How Many Outlets on a 15 Amp Circuit: Safe Limits Explained
The question of how many outlets on a 15 amp circuit comes up constantly during renovations and electrical planning, and the answer is less about a fixed number and more about understanding how load works. Whether you’re asking how many outlets on 15 amp circuit wiring is safe, how many outlets can be on one circuit before it trips, how many lights and outlets on a 15 amp circuit is reasonable, or how many outlets on a 15 amp breaker your home already has — the principles are the same. Load matters more than count.
This guide breaks down the NEC framework, gives you the practical limits electricians actually use, and tells you when to stop adding outlets and start adding circuits.
The 15-Amp Circuit Basics
What Controls the Limit
A 15-amp circuit uses 14-gauge wire and a 15-amp breaker. At 120 volts, the maximum capacity is 1,800 watts (15 amps x 120 volts). The NEC requires continuous loads to stay at or below 80% of that — 1,440 watts usable capacity for anything running longer than three hours at a stretch.
That 1,440-watt number is what actually limits how many outlets on a 15 amp circuit you can safely use at once. The number of receptacles on the circuit is secondary to the load those receptacles carry. You could have 2 outlets on a 15-amp circuit and trip it constantly if both are connected to high-draw devices. Or have 12 outlets and never trip it if the loads are light.
The NEC Rules on Outlet Count
The National Electrical Code does not set a hard maximum on how many outlets can be on one circuit for general-purpose residential circuits. It does set minimum requirements — like requiring receptacles to be placed so no point on a wall is more than 6 feet from an outlet — but the quantity ceiling is a load calculation, not a device count.
The practical limit most electricians use: no more than 8-10 receptacles on a 15-amp breaker in a bedroom or living space, based on typical residential load patterns in those rooms. That’s not code — it’s experience-based practice.
How Many Lights and Outlets on a 15 Amp Circuit
Mixing Lighting and Receptacle Loads
How many lights and outlets on a 15 amp circuit you can run depends on what the lights are. LED fixtures at 10-15 watts each have minimal impact on circuit capacity. Old incandescent fixtures at 60-100 watts each add up fast.

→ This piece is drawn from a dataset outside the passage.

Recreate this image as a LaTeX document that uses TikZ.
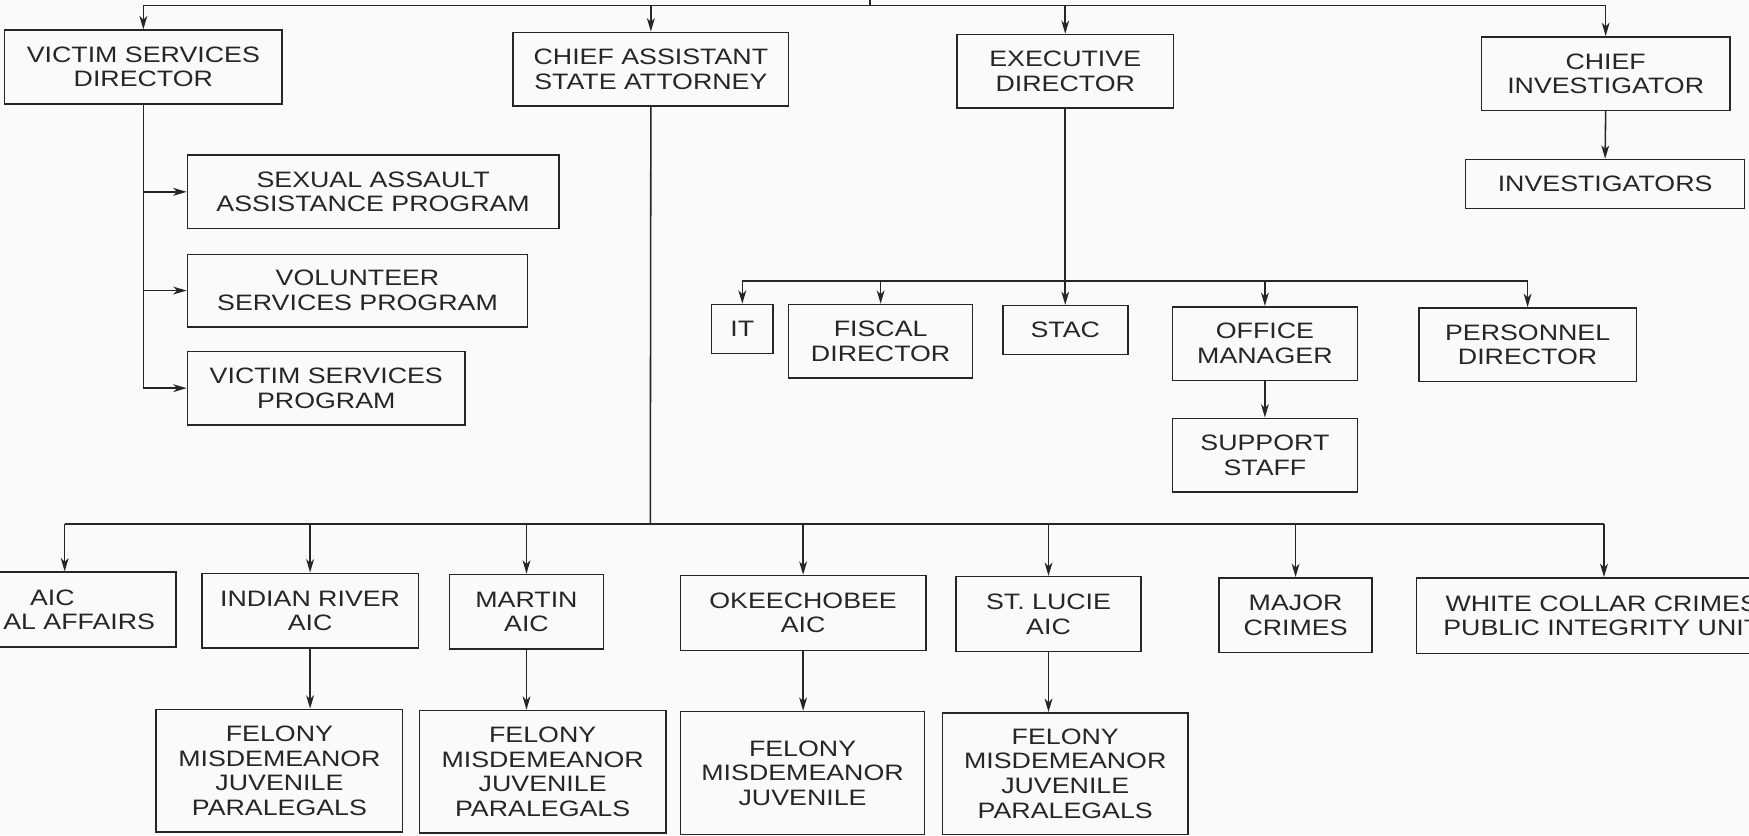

A 15-amp circuit feeding 8 LED downlights (10W each = 80W total) and 8 receptacles still has 1,360 watts of capacity remaining. The same circuit with 8 incandescent 75W bulbs (600W total) only has 840 watts left for the receptacles — about half as much. In practice, most residential circuits are either lighting circuits or receptacle circuits, not both, which simplifies the calculation.
How Many Outlets on a 15 Amp Breaker in Special Rooms
Some rooms and spaces have code-driven rules that override the general guidance on how many outlets on a 15 amp breaker:
- Kitchen counter receptacles: Must be on 20-amp circuits, not 15-amp. Two circuits minimum.
- Bathroom receptacles: Must be on a 20-amp circuit.
- Garage and outdoor: 20-amp GFCI-protected circuits required.
- Laundry: 20-amp dedicated circuit for the washer.
In bedrooms, home offices, and living rooms, 15-amp circuits are appropriate for general-purpose receptacles. Bedrooms with a lot of electronics — gaming setups, multiple monitors, desktop computers — often benefit from a dedicated 20-amp circuit even though code doesn’t require it.
When to Add a Circuit Instead of More Outlets
How many outlets can be on one circuit is the wrong question if you’re already tripping the breaker. Tripping means load is exceeding capacity — more outlets don’t fix that. A new circuit does.
Signs you need a new circuit rather than more outlets on an existing 15-amp breaker:
- Breaker trips regularly when you run appliances you use every day
- Lights dim noticeably when motors start (refrigerator, vacuum, hair dryer)
- Multiple extension cords and power strips are the norm in a room
- You’re adding a home office, workshop, or entertainment system to a room that previously had light use
Adding circuits requires opening the panel, which means a licensed electrician in most jurisdictions. Do not upsize a 15-amp breaker to 20 amps on 14-gauge wire — the wire can’t handle the extra current and overheating becomes a serious fire risk.
Pro tips recap: For standard bedroom or living area circuits, 8-10 receptacles on a 15-amp breaker is a workable practical limit. Always calculate load, not just count. Rooms with high-draw appliances need dedicated circuits — that’s the right fix when 15-amp capacity isn’t enough.